Lula fora de combate foi mais um fator a atrapalhar o governo. Quem ficou na ativa fez o que pode. Nesta manhã, Alexandre Padilha (Relações Institucionais), Fernando Haddad (Fazenda) e Rui Costa (Casa Civil) ligaram para parlamentares buscando votos.

Eles queriam mostrar que o governo funciona sem Lula. Simone Tebet (Planejamento e Orçamento) passou a tarde no Senado, onde legislou por oito anos, visitando gabinetes. Silvio Costa Filho (Portos e Aeroportos) e André Fufuca (Esporte) fizeram o mesmo na Câmara, de onde estão licenciados.

Até gente de segundo escalão foi acionada. Bruno Moretti, secretário especial de Análise Governamental da Casa Civil, conversou com parlamentares. A iniciativa ineficaz do Planalto deixou a articulação de Lira ainda mais valiosa.

Governo não se ajuda

A votação do pacote fiscal escancarou a fraqueza de José Guimarães. Mas deputados de vários partidos afirmam que ele não é o único culpado da dependência que o Planalto teve de Arthur Lira nos dois primeiros anos de governo Lula.
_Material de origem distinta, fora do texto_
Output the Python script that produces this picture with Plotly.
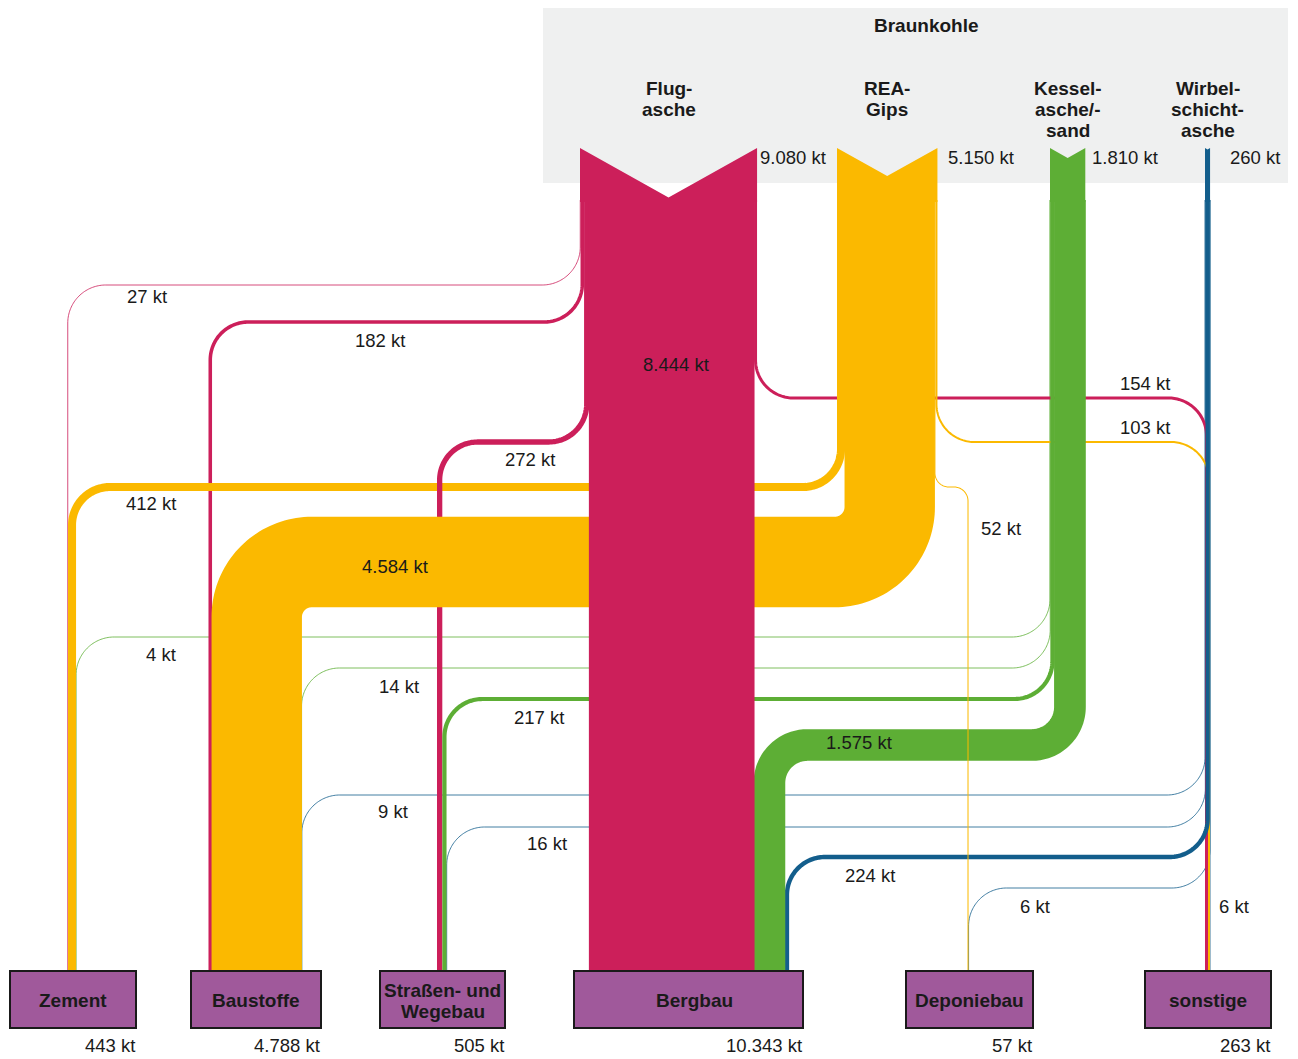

A história de uma emenda destinada a uma universidade paulista revela os bastidores do poder. Um deputado relatou ao UOL que a verba nunca era encaminhada para o projeto escolhido por ele.

Autoridades da educação foram procuradas e não adiantou. O parlamentar foi orientado a conversar com os ministros que trabalham no Palácio do Planalto.
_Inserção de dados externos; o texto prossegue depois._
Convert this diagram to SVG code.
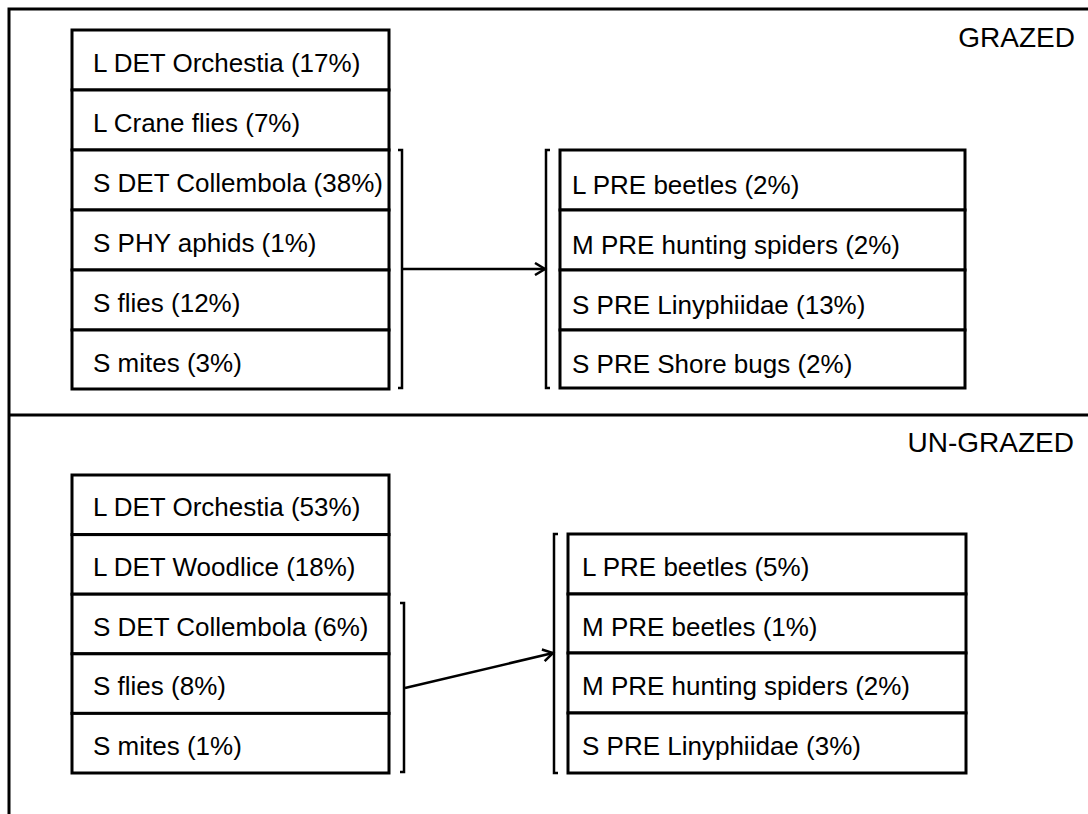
<svg xmlns="http://www.w3.org/2000/svg" width="1088" height="814" viewBox="0 0 1088 814">
<style>
.box{fill:#fff;stroke:#000;stroke-width:3}
.t{font-family:"Liberation Sans",Arial,sans-serif;font-size:26px;fill:#000}
.h{font-family:"Liberation Sans",Arial,sans-serif;font-size:28px;fill:#000;text-anchor:end}
.fr{stroke:#000;stroke-width:3;fill:none}
.br{stroke:#000;stroke-width:2.5;fill:none}
.ar{stroke:#000;stroke-width:2.5;fill:none;marker-end:url(#ah)}
</style>
<defs>
<marker id="ah" markerWidth="14" markerHeight="14" refX="11" refY="7" orient="auto" markerUnits="userSpaceOnUse">
<path d="M1,1 L11,7 L1,13" fill="none" stroke="#000" stroke-width="2.5"/>
</marker>
</defs>
<rect width="1088" height="814" fill="#fff"/>
<g id="frame">
<path class="fr" d="M9,814 L9,9 L1088,9"/>
<path class="fr" d="M9,415 L1088,415"/>
</g>
<text class="h" x="1075" y="47">GRAZED</text>
<text class="h" x="1074" y="452">UN-GRAZED</text>

<g id="grazed-prey">
<g id="g1"><rect class="box" x="72" y="30" width="317" height="60"/><text class="t" x="93" y="72">L DET Orchestia (17%)</text></g>
<g id="g2"><rect class="box" x="72" y="90" width="317" height="60"/><text class="t" x="93" y="132">L Crane flies (7%)</text></g>
<g id="g3"><rect class="box" x="72" y="150" width="317" height="60"/><text class="t" x="93" y="192">S DET Collembola (38%)</text></g>
<g id="g4"><rect class="box" x="72" y="210" width="317" height="60"/><text class="t" x="93" y="252">S PHY aphids (1%)</text></g>
<g id="g5"><rect class="box" x="72" y="270" width="317" height="60"/><text class="t" x="93" y="312">S flies (12%)</text></g>
<g id="g6"><rect class="box" x="72" y="330" width="317" height="59"/><text class="t" x="93" y="372">S mites (3%)</text></g>
</g>

<g id="grazed-pred">
<g id="g7"><rect class="box" x="560" y="150" width="405" height="60"/><text class="t" x="572" y="194">L PRE beetles (2%)</text></g>
<g id="g8"><rect class="box" x="560" y="210" width="405" height="60"/><text class="t" x="572" y="254">M PRE hunting spiders (2%)</text></g>
<g id="g9"><rect class="box" x="560" y="270" width="405" height="60"/><text class="t" x="572" y="314">S PRE Linyphiidae (13%)</text></g>
<g id="g10"><rect class="box" x="560" y="330" width="405" height="58"/><text class="t" x="572" y="373">S PRE Shore bugs (2%)</text></g>
</g>

<g id="ungrazed-prey">
<g id="u1"><rect class="box" x="72" y="475" width="317" height="59.6"/><text class="t" x="93" y="516">L DET Orchestia (53%)</text></g>
<g id="u2"><rect class="box" x="72" y="534.6" width="317" height="59.6"/><text class="t" x="93" y="576">L DET Woodlice (18%)</text></g>
<g id="u3"><rect class="box" x="72" y="594.2" width="317" height="59.6"/><text class="t" x="93" y="636">S DET Collembola (6%)</text></g>
<g id="u4"><rect class="box" x="72" y="653.8" width="317" height="59.6"/><text class="t" x="93" y="695">S flies (8%)</text></g>
<g id="u5"><rect class="box" x="72" y="713.4" width="317" height="59.6"/><text class="t" x="93" y="755">S mites (1%)</text></g>
</g>

<g id="ungrazed-pred">
<g id="u6"><rect class="box" x="568" y="534" width="398" height="60"/><text class="t" x="582" y="576">L PRE beetles (5%)</text></g>
<g id="u7"><rect class="box" x="568" y="594" width="398" height="59"/><text class="t" x="582" y="636">M PRE beetles (1%)</text></g>
<g id="u8"><rect class="box" x="568" y="653" width="398" height="60"/><text class="t" x="582" y="695">M PRE hunting spiders (2%)</text></g>
<g id="u9"><rect class="box" x="568" y="713" width="398" height="60"/><text class="t" x="582" y="755">S PRE Linyphiidae (3%)</text></g>
</g>

<g id="connectors">
<path class="br" d="M398,150 L402,150 L402,388 L398,388"/>
<path class="br" d="M550,150 L546,150 L546,388 L550,388"/>
<path class="ar" d="M402,269 L545,269"/>
<path class="br" d="M400,603 L404,603 L404,772 L400,772"/>
<path class="br" d="M558,534 L554,534 L554,773 L558,773"/>
<path class="ar" d="M405,688 L553,653"/>
</g>
</svg>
Padilha e Rui não resolveram. Ambos estabeleceram a liberação da emenda a inclusão dela no PAC, o que permitiria ao governo virar sócio político da verba do deputado.

Os pedidos de ajuda ao líder do governo foram inúteis. José Guimarães prometeu uma solução que nunca chegou. A exigência de vinculação ao PAC foi mantida para os recursos serem liberados.
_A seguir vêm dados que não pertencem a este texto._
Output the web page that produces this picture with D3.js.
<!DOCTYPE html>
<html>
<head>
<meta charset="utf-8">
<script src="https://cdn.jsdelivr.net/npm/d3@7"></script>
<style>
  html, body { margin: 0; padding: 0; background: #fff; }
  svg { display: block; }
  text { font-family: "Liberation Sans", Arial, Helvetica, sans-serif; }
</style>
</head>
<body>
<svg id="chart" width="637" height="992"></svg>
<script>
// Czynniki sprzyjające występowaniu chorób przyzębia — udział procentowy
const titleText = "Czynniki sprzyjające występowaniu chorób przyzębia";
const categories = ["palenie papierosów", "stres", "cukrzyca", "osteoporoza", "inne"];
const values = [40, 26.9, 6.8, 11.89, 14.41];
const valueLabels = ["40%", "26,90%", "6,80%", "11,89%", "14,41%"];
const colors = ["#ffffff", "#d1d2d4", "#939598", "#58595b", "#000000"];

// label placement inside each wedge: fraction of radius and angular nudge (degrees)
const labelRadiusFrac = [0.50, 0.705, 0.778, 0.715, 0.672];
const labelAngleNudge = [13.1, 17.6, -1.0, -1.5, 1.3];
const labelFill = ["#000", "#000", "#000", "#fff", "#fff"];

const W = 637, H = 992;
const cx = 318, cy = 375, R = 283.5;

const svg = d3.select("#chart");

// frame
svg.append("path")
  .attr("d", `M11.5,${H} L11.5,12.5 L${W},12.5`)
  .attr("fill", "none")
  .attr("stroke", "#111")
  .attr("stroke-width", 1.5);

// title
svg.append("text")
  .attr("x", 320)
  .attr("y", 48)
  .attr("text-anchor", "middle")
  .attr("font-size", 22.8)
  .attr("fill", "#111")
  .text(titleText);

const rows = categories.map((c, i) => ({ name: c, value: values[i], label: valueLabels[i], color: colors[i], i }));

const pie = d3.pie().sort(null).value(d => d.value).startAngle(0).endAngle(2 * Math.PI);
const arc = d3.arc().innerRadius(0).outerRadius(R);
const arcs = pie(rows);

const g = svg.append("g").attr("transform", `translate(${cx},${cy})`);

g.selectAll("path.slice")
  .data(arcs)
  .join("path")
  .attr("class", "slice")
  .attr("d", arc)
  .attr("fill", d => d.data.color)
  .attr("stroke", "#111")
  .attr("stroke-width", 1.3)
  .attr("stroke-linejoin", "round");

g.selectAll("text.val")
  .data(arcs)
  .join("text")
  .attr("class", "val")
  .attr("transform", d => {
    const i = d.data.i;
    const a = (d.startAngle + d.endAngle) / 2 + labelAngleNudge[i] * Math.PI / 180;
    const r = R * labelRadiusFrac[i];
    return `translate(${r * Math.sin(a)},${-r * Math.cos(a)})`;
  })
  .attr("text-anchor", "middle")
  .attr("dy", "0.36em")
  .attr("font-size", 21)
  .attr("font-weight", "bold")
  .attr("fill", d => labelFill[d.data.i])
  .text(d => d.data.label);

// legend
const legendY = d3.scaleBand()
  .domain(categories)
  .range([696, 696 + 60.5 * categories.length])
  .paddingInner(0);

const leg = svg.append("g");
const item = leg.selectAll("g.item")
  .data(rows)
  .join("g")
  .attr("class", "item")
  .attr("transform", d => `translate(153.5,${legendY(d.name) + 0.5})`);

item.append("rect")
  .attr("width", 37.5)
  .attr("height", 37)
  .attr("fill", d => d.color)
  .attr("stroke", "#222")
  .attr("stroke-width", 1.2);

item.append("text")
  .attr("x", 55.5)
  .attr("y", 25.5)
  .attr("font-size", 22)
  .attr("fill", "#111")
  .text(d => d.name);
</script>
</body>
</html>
O parlamentar procurou Lira e a situação se resolveu. O presidente da Câmara usou seu peso político e fez a verba sair sem necessidade de entrar no PAC.

Os deputados dizem que foi assim nos dois primeiros anos de governo. A consequência foi enfraquecimento contínuo de José Guimarães porque ele não tinha poder junto ao Planalto.

O Planalto minou o poder do líder de governo, mas ele não se ajudou. Um vice-líder de governo relatou que nunca foi chamado por Guimarães para conversar. Sua atuação ocorreu sem saber o que esperavam dele. Desta forma, sempre se sentiu desobrigado a votar com o Planalto e foi contra o pacote de Haddad.

Enquanto o governo se atrapalhava, Lira se fortalecia. Os projetos do governo e as emendas dos deputados passaram a depender cada vez mais dele. Foi assim até seu ato final, nesta quinta-feira.